## Recorded data
* Start *

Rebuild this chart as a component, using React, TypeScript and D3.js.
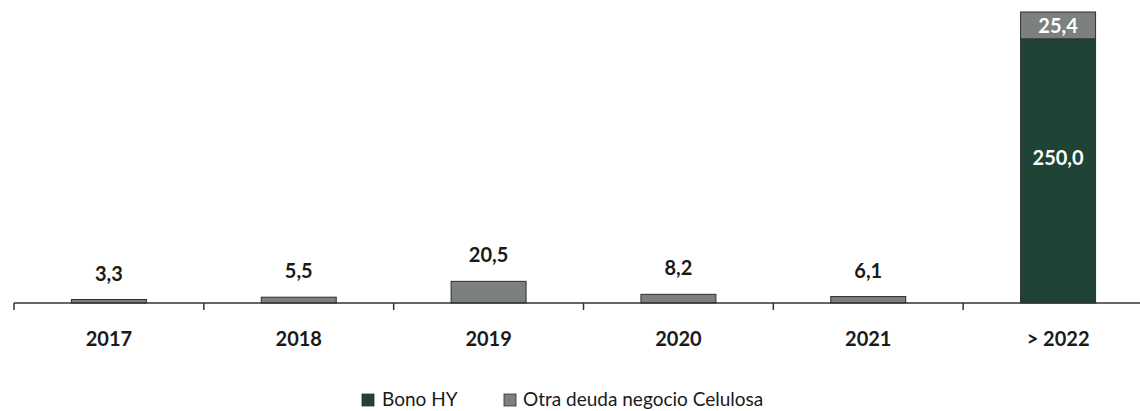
import React from "react";
import * as d3 from "d3";

const categories = ["2017", "2018", "2019", "2020", "2021", "> 2022"];
const bonoHY = [0, 0, 0, 0, 0, 250.0];
const otraDeuda = [3.3, 5.5, 20.5, 8.2, 6.1, 25.4];
const seriesNames = ["Bono HY", "Otra deuda negocio Celulosa"];
const seriesColors = ["#1f4335", "#7c807e"];

const W = 1140;
const H = 411;
const FONT = "Lato, 'Open Sans', sans-serif";

const fmt = (v: number) => v.toFixed(1).replace(".", ",");

export default function App() {
  const rows = categories.map((c, i) => ({ cat: c, bono: bonoHY[i], otra: otraDeuda[i] }));
  const stack = d3.stack<any>().keys(["bono", "otra"]);
  const stacked = stack(rows);

  const x = d3.scaleBand<string>().domain(categories).range([14, 1153]).padding(0);
  const barW = x.bandwidth() * 0.395;
  const totals = rows.map((r) => r.bono + r.otra);
  const y = d3.scaleLinear().domain([0, d3.max(totals) as number]).range([303, 12]);

  return (
    <svg width={W} height={H} style={{ position: "absolute", left: 0, top: 0, background: "#fff" }}>
      <rect x={0} y={0} width={W} height={H} fill="#fff" />
      {stacked.map((s, si) =>
        s.map((d, i) => {
          const v = d[1] - d[0];
          if (v <= 0) return null;
          const cx = (x(categories[i]) as number) + x.bandwidth() / 2;
          return (
            <rect
              key={`${si}-${i}`}
              x={cx - barW / 2}
              y={y(d[1])}
              width={barW}
              height={y(d[0]) - y(d[1])}
              fill={seriesColors[si]}
              stroke="#2e2e2e"
              strokeWidth={1}
            />
          );
        })
      )}
      {/* axis */}
      <line x1={14} x2={W} y1={y(0)} y2={y(0)} stroke="#333" strokeWidth={1.5} />
      {categories.map((c) => (
        <line key={c} x1={x(c)} x2={x(c)} y1={y(0)} y2={y(0) + 7} stroke="#333" strokeWidth={1.5} />
      ))}
      {categories.map((c) => (
        <text
          key={c}
          x={(x(c) as number) + x.bandwidth() / 2}
          y={346}
          textAnchor="middle"
          fontFamily={FONT}
          fontWeight={700}
          fontSize={20}
          fill="#1a1a1a"
        >
          {c}
        </text>
      ))}
      {/* value labels */}
      {rows.map((r, i) => {
        const cx = (x(r.cat) as number) + x.bandwidth() / 2;
        if (r.bono > 0) {
          return (
            <g key={i}>
              <text x={cx} y={(y(r.bono) + y(0)) / 2 - 6} textAnchor="middle" fontFamily={FONT} fontWeight={700} fontSize={20} fill="#fff">
                {fmt(r.bono)}
              </text>
              <text x={cx} y={y(r.bono + r.otra) + 21} textAnchor="middle" fontFamily={FONT} fontWeight={700} fontSize={20} fill="#fff">
                {fmt(r.otra)}
              </text>
            </g>
          );
        }
        return (
          <text key={i} x={cx} y={y(r.otra) - 19} textAnchor="middle" fontFamily={FONT} fontWeight={700} fontSize={20} fill="#1a1a1a">
            {fmt(r.otra)}
          </text>
        );
      })}
      {/* legend */}
      <g fontFamily={FONT} fontSize={19} fill="#1a1a1a">
        <rect x={362} y={394} width={12} height={12} fill={seriesColors[0]} stroke="#2e2e2e" strokeWidth={0.8} />
        <text x={382} y={406}>{seriesNames[0]}</text>
        <rect x={504} y={394} width={12} height={12} fill={seriesColors[1]} stroke="#2e2e2e" strokeWidth={0.8} />
        <text x={523} y={406}>{seriesNames[1]}</text>
      </g>
    </svg>
  );
}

* End *

## Problem description
Repeat, exactly and in full, each line from the start of the data to the line that contains "const fmt = (v: number)". Pictures do not go in.

## Finished exercise
Rebuild this chart as a component, using React, TypeScript and D3.js.
import React from "react";
import * as d3 from "d3";

const categories = ["2017", "2018", "2019", "2020", "2021", "> 2022"];
const bonoHY = [0, 0, 0, 0, 0, 250.0];
const otraDeuda = [3.3, 5.5, 20.5, 8.2, 6.1, 25.4];
const seriesNames = ["Bono HY", "Otra deuda negocio Celulosa"];
const seriesColors = ["#1f4335", "#7c807e"];

const W = 1140;
const H = 411;
const FONT = "Lato, 'Open Sans', sans-serif";

const fmt = (v: number) => v.toFixed(1).replace(".", ",");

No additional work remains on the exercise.